- _What is asked_:
Begin the copy with the line that contains "Rebuild this chart" and end it with the line that contains "const dots = [[-50,-2]];". Print these lines exactly and omit all pictures.
— Start Records for the task —
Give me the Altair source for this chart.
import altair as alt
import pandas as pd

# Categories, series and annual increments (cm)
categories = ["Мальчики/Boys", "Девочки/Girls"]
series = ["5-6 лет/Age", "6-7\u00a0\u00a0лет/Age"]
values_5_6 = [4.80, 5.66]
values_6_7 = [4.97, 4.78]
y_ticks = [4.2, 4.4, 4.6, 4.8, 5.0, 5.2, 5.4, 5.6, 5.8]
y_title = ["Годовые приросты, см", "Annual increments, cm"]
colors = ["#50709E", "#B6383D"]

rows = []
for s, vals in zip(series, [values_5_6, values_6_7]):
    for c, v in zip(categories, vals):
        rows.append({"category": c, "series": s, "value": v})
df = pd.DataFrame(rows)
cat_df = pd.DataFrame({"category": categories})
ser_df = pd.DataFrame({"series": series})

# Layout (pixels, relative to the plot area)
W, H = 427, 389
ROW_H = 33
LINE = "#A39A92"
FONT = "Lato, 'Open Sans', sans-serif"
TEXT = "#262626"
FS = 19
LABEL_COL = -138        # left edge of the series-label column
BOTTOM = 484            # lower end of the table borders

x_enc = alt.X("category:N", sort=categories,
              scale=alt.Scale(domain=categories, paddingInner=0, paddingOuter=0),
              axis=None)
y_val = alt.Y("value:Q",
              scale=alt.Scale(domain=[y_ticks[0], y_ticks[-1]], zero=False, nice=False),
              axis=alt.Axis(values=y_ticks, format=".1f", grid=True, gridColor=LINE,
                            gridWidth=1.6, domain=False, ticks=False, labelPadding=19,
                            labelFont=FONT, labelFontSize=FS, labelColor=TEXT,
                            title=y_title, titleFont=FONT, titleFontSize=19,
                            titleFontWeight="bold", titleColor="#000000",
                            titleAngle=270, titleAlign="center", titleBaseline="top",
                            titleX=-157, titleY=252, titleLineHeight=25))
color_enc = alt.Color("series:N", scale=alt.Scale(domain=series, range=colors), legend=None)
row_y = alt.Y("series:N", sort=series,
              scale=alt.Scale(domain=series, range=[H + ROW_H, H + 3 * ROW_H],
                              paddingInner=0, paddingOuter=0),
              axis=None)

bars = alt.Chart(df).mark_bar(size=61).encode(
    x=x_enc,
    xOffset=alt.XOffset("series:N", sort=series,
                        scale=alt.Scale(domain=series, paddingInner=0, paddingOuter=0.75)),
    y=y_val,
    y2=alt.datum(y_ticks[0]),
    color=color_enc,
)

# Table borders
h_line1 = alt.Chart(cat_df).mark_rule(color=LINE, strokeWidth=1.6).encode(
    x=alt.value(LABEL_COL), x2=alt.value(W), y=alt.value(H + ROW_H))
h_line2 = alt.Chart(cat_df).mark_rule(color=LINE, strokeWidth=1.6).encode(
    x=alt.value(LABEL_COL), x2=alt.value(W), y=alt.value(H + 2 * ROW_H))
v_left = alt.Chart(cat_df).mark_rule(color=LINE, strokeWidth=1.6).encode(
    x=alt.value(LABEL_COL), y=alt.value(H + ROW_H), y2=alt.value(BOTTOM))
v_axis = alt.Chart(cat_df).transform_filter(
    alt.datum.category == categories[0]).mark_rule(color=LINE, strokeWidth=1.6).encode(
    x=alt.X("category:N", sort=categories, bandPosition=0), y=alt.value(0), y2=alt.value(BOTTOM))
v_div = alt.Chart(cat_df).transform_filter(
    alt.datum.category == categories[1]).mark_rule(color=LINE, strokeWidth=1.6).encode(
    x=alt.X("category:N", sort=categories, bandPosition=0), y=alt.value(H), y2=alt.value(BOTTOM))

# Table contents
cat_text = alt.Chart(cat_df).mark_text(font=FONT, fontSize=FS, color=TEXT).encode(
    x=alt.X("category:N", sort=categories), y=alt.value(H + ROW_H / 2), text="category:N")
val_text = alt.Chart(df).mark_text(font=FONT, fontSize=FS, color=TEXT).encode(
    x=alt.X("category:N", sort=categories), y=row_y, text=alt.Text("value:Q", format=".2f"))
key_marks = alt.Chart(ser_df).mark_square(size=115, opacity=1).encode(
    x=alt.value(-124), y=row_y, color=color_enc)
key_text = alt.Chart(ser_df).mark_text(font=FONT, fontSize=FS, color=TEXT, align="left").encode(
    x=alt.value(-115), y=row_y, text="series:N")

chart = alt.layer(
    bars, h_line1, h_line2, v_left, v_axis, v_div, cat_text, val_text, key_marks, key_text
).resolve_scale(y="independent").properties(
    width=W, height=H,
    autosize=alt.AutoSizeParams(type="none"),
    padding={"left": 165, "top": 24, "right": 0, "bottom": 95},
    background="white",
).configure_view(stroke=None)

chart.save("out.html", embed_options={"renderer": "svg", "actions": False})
— End Records for the task —
— Start Records for the task —
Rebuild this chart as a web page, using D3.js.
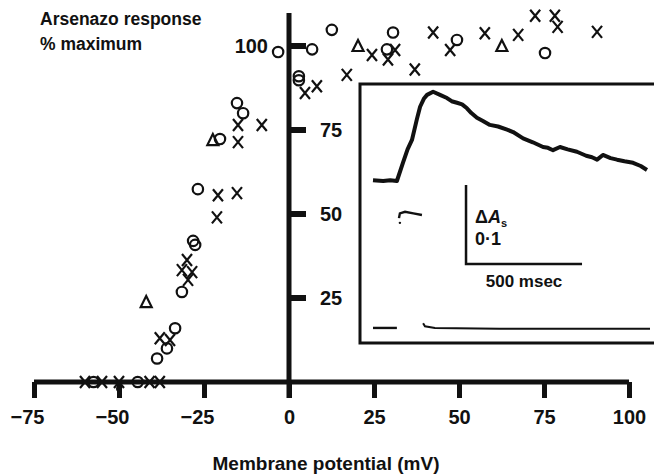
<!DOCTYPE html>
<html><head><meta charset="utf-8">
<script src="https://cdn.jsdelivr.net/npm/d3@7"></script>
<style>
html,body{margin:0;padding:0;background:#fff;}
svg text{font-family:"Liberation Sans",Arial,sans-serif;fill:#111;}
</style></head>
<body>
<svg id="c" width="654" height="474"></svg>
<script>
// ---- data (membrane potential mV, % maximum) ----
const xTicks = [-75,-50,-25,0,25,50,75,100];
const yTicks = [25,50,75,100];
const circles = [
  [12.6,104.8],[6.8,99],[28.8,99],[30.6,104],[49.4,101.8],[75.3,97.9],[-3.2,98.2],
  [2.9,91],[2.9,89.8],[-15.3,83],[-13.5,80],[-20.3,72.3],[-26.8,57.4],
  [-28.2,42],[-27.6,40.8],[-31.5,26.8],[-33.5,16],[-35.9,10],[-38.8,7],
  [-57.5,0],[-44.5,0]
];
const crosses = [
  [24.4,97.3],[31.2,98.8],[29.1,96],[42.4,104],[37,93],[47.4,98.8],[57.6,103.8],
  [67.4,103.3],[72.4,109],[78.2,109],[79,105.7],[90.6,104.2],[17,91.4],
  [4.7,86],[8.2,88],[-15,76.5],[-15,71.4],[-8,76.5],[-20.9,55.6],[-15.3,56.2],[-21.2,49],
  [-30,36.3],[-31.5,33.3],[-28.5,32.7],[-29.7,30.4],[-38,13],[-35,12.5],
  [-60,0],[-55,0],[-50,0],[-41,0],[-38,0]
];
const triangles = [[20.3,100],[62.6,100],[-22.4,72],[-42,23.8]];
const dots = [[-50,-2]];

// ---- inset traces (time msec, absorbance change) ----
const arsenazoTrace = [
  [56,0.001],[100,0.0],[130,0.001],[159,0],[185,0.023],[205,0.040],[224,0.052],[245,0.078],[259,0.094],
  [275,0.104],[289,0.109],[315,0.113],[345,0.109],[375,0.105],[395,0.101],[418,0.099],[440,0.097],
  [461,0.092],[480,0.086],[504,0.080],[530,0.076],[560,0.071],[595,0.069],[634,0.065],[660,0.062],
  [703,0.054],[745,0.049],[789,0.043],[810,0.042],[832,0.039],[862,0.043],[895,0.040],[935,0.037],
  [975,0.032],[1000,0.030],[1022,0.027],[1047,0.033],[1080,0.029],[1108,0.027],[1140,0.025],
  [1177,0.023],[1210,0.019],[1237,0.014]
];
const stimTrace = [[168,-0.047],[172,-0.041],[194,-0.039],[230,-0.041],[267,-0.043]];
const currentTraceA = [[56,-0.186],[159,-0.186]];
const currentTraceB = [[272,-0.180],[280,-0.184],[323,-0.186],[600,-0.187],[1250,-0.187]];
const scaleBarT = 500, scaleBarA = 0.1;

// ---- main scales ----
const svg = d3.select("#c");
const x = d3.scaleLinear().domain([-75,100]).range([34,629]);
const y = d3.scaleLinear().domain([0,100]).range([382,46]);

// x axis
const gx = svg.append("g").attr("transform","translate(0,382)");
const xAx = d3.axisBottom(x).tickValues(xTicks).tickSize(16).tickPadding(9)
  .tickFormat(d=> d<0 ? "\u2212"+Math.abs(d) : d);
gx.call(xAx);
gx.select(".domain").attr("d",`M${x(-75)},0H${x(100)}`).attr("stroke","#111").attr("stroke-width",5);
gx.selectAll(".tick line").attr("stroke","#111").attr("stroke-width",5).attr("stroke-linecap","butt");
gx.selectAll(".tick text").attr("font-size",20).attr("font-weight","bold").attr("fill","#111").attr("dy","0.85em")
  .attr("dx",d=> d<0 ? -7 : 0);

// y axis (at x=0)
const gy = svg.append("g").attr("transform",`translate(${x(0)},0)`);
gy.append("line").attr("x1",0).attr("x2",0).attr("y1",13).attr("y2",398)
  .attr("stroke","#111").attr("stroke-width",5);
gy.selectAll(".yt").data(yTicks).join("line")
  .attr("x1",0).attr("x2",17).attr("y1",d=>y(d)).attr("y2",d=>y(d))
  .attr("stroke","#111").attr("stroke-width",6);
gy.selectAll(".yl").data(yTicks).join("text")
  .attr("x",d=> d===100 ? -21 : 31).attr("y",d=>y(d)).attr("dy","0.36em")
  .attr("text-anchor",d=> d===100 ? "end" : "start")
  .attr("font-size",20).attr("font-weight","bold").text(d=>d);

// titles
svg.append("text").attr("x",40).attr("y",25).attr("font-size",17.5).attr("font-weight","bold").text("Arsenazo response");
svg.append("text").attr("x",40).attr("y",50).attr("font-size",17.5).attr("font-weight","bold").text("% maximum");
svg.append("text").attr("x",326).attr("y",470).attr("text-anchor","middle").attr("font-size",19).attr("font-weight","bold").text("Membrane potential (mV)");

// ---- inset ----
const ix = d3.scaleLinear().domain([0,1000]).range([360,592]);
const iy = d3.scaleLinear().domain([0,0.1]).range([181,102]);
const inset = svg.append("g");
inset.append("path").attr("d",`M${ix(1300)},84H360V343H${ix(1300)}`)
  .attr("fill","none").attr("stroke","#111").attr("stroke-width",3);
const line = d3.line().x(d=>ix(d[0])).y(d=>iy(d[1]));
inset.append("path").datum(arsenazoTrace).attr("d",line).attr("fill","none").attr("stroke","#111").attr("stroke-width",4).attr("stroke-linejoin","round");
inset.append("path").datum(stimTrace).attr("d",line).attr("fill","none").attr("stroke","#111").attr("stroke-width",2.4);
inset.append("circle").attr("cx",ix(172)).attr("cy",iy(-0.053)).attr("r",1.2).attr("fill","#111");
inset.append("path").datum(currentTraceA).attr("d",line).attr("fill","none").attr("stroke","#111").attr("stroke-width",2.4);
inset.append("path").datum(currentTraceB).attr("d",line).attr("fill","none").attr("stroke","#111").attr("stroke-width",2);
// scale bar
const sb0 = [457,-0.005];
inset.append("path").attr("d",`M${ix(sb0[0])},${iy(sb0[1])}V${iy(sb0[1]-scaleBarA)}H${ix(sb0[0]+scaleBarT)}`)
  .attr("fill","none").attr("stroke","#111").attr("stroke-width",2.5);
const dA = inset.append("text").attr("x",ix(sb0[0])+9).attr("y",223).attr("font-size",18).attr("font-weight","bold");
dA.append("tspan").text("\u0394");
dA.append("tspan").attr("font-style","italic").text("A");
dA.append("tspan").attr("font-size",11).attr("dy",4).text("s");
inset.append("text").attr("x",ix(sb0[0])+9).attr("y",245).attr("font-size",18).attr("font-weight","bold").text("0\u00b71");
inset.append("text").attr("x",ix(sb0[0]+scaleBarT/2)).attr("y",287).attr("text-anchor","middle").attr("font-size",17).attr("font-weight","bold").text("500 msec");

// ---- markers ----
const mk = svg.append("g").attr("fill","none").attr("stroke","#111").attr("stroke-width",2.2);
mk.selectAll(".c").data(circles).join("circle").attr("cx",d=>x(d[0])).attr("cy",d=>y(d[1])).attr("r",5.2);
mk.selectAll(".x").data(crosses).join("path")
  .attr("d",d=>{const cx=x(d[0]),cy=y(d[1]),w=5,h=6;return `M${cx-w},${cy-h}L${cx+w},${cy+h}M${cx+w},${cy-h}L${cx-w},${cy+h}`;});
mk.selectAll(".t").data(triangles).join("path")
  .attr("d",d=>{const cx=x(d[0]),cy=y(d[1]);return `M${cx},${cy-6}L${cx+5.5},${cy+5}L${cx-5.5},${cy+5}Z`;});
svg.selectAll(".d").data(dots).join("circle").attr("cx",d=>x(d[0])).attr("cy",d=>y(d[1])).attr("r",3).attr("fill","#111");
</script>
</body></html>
— End Records for the task —
- _Complete response_:
Rebuild this chart as a web page, using D3.js.
<!DOCTYPE html>
<html><head><meta charset="utf-8">
<script src="https://cdn.jsdelivr.net/npm/d3@7"></script>
<style>
html,body{margin:0;padding:0;background:#fff;}
svg text{font-family:"Liberation Sans",Arial,sans-serif;fill:#111;}
</style></head>
<body>
<svg id="c" width="654" height="474"></svg>
<script>
// ---- data (membrane potential mV, % maximum) ----
const xTicks = [-75,-50,-25,0,25,50,75,100];
const yTicks = [25,50,75,100];
const circles = [
  [12.6,104.8],[6.8,99],[28.8,99],[30.6,104],[49.4,101.8],[75.3,97.9],[-3.2,98.2],
  [2.9,91],[2.9,89.8],[-15.3,83],[-13.5,80],[-20.3,72.3],[-26.8,57.4],
  [-28.2,42],[-27.6,40.8],[-31.5,26.8],[-33.5,16],[-35.9,10],[-38.8,7],
  [-57.5,0],[-44.5,0]
];
const crosses = [
  [24.4,97.3],[31.2,98.8],[29.1,96],[42.4,104],[37,93],[47.4,98.8],[57.6,103.8],
  [67.4,103.3],[72.4,109],[78.2,109],[79,105.7],[90.6,104.2],[17,91.4],
  [4.7,86],[8.2,88],[-15,76.5],[-15,71.4],[-8,76.5],[-20.9,55.6],[-15.3,56.2],[-21.2,49],
  [-30,36.3],[-31.5,33.3],[-28.5,32.7],[-29.7,30.4],[-38,13],[-35,12.5],
  [-60,0],[-55,0],[-50,0],[-41,0],[-38,0]
];
const triangles = [[20.3,100],[62.6,100],[-22.4,72],[-42,23.8]];
const dots = [[-50,-2]];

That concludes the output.